- Task to complete
Only the lines from the one containing "Convert this chart to matplotlib code." through the one containing "import matplotlib.pyplot as plt" should be output, both ends included and exactly as they appear, minus any pictures.

- Data lines
● ● ● ● ● ● ●
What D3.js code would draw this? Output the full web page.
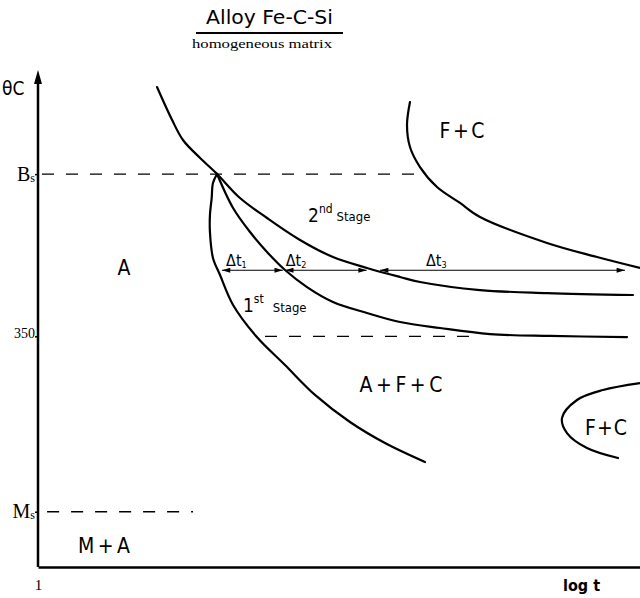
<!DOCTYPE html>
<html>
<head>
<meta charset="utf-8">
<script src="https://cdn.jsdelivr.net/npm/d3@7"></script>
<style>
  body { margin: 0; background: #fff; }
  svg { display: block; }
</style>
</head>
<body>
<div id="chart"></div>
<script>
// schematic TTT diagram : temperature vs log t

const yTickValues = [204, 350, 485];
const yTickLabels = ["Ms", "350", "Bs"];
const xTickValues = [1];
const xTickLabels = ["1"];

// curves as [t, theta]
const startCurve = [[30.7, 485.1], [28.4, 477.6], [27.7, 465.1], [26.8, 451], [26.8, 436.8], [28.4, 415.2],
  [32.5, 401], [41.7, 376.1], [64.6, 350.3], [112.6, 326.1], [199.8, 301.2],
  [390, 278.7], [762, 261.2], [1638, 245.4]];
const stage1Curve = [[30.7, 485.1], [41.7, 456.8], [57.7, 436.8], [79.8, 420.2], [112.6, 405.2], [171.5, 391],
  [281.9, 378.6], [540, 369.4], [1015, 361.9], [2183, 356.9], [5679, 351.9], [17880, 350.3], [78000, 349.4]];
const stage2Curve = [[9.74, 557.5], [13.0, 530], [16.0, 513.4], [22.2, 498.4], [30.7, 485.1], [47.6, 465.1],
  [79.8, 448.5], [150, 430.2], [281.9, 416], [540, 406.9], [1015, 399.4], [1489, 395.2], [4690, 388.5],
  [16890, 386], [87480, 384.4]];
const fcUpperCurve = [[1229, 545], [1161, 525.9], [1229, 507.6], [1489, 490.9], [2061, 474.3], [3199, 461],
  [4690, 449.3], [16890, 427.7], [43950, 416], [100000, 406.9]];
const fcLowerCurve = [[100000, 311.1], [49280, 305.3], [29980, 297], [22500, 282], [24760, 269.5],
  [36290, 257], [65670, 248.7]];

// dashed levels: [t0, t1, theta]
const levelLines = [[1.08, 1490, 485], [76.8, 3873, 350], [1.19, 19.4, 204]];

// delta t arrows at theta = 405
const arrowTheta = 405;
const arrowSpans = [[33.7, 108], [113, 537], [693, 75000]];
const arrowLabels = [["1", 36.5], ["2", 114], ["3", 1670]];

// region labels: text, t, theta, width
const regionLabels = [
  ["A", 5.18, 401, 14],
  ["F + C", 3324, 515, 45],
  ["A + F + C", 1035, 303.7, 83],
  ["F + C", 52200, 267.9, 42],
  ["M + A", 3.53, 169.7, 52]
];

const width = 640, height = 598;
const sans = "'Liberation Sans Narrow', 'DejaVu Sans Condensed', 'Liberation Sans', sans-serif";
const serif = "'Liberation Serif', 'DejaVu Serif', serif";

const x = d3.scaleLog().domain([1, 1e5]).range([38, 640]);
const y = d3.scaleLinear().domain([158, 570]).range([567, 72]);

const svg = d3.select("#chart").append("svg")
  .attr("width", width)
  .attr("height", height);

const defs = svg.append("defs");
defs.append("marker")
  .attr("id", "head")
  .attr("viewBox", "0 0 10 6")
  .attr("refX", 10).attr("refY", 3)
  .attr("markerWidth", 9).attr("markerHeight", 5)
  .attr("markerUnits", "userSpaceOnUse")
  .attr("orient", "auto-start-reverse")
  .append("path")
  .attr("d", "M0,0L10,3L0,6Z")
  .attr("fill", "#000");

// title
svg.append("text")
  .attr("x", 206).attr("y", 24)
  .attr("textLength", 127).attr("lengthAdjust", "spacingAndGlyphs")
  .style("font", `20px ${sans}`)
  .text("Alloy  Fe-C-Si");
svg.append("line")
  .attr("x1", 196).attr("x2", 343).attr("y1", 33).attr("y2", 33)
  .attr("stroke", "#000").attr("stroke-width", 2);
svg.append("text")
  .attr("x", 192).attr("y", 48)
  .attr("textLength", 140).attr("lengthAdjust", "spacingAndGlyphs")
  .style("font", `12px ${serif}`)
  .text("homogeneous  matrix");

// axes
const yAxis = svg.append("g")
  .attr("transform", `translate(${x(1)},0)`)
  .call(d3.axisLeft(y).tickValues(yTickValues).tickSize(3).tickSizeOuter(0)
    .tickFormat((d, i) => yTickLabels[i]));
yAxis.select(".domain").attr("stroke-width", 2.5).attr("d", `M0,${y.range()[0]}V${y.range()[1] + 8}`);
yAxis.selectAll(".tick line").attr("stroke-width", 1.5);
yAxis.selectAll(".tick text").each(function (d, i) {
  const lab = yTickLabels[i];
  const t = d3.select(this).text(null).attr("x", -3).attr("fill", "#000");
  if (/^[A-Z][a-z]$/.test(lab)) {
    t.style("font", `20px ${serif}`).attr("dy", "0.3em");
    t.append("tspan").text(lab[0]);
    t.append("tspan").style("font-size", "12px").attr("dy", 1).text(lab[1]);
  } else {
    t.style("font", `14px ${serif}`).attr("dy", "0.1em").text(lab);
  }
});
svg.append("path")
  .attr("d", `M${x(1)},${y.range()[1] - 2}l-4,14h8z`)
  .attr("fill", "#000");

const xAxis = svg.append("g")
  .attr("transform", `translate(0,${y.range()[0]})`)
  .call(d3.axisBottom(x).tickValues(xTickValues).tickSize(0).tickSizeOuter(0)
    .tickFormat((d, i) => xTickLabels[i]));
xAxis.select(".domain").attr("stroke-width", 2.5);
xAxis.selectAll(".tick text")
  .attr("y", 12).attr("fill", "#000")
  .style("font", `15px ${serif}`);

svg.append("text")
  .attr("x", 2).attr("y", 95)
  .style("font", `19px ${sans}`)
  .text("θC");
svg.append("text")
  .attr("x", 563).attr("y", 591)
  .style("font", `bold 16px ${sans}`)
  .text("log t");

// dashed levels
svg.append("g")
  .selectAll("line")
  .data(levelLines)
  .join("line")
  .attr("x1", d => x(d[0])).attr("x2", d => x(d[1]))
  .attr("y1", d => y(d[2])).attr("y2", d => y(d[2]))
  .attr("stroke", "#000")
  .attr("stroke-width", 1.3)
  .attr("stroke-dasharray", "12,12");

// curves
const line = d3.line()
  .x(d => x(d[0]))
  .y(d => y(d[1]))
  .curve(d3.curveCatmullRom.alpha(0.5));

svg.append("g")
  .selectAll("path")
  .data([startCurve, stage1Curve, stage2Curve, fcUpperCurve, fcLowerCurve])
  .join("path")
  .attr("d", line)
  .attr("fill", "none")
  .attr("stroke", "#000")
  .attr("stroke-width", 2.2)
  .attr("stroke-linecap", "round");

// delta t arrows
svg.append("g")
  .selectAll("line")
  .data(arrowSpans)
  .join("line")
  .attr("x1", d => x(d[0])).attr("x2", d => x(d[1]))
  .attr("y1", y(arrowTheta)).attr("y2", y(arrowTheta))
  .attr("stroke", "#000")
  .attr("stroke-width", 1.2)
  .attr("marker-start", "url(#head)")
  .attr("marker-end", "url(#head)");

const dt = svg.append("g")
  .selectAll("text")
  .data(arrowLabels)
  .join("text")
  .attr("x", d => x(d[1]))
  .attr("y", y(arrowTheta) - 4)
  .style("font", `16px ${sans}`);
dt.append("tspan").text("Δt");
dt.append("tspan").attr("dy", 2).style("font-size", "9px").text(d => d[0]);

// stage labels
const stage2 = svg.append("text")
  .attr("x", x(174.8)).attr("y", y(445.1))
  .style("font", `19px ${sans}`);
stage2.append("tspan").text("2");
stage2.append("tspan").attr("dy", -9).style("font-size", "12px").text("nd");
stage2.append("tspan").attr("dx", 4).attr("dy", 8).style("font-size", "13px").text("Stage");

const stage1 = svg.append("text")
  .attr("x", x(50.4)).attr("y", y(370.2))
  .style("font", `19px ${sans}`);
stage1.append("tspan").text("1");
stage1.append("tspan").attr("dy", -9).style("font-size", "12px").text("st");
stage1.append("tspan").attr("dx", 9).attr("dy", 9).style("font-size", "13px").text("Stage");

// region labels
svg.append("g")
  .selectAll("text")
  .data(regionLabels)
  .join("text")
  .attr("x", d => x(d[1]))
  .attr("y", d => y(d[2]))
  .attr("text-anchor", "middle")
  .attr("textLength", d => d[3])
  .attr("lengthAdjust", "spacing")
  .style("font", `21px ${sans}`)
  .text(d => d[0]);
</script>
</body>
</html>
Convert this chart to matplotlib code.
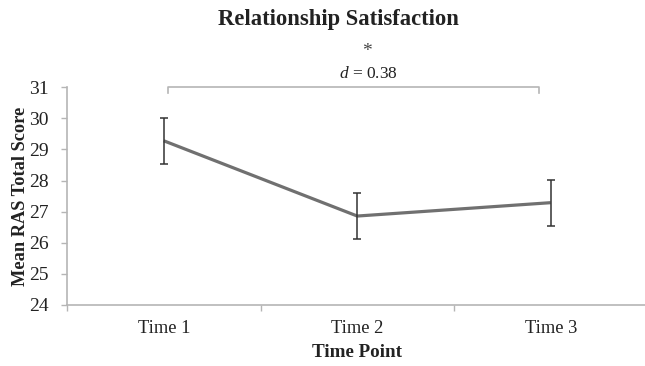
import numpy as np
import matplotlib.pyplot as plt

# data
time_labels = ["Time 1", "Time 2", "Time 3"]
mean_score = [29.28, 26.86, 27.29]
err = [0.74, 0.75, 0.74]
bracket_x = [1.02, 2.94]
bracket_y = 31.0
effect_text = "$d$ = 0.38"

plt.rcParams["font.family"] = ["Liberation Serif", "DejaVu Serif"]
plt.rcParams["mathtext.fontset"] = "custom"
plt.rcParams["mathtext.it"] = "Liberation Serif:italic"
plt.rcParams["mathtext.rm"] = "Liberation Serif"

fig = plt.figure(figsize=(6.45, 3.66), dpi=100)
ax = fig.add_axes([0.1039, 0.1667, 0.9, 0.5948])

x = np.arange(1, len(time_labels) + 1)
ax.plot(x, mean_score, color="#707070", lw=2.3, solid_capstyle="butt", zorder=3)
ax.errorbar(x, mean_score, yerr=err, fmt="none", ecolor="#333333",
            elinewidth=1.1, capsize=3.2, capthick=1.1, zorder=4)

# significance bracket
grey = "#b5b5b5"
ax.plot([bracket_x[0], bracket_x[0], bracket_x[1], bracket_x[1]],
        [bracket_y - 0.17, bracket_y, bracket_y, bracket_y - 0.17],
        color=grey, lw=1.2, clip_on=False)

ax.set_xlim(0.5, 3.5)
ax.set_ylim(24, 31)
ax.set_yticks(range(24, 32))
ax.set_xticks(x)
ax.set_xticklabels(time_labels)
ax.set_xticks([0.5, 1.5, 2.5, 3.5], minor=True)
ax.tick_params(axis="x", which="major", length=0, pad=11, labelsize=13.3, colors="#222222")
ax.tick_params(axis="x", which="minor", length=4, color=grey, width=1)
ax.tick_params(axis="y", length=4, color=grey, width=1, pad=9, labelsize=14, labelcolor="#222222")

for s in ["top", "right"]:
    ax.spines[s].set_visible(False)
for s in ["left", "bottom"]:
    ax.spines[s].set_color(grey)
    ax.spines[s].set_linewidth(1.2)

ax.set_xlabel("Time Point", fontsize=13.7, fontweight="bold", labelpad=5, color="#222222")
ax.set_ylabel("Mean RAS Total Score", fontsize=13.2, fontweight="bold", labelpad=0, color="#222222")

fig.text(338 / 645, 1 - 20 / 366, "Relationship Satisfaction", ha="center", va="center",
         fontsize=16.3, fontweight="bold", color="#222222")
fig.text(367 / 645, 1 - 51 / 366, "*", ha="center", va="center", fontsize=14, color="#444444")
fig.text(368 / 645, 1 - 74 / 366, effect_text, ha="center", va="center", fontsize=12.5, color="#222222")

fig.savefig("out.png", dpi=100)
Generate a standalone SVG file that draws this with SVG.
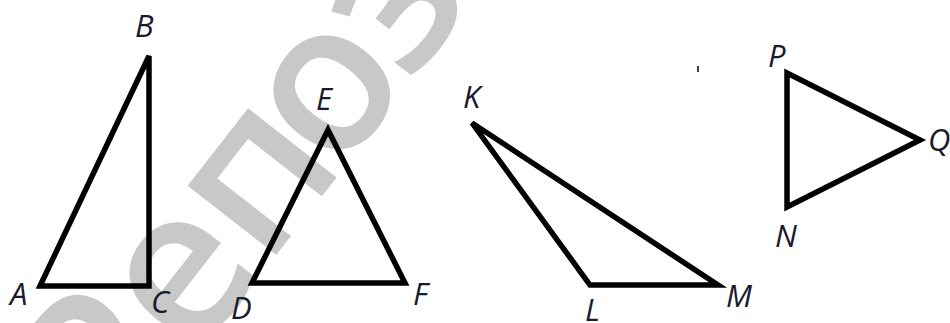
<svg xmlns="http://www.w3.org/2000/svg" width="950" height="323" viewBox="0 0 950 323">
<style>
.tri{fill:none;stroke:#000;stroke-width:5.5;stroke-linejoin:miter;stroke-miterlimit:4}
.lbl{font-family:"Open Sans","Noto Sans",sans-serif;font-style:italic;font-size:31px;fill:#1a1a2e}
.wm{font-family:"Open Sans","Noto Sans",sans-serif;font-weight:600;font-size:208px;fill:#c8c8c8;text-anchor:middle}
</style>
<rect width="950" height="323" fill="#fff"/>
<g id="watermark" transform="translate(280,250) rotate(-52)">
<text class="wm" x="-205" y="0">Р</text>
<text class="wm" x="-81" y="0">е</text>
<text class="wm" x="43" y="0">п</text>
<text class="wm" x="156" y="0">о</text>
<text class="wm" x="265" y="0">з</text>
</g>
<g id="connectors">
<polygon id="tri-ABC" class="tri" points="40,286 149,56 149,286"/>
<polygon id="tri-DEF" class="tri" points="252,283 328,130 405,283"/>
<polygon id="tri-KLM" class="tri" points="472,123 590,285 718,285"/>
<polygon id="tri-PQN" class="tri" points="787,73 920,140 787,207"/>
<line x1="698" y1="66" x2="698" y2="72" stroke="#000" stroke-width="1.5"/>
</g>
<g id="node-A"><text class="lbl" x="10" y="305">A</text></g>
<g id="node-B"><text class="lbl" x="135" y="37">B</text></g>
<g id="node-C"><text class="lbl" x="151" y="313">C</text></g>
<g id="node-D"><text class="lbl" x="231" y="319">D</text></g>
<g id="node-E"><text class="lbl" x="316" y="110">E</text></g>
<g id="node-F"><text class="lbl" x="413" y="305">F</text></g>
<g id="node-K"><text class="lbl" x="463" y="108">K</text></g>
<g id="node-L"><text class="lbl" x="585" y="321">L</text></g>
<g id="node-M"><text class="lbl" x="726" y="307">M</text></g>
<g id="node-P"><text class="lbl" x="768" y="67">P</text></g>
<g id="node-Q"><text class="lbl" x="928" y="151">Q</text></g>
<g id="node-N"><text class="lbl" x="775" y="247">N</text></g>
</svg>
● ● ● ● ● ● ●
- Exercise output
Convert this chart to matplotlib code.
import numpy as np
import matplotlib.pyplot as plt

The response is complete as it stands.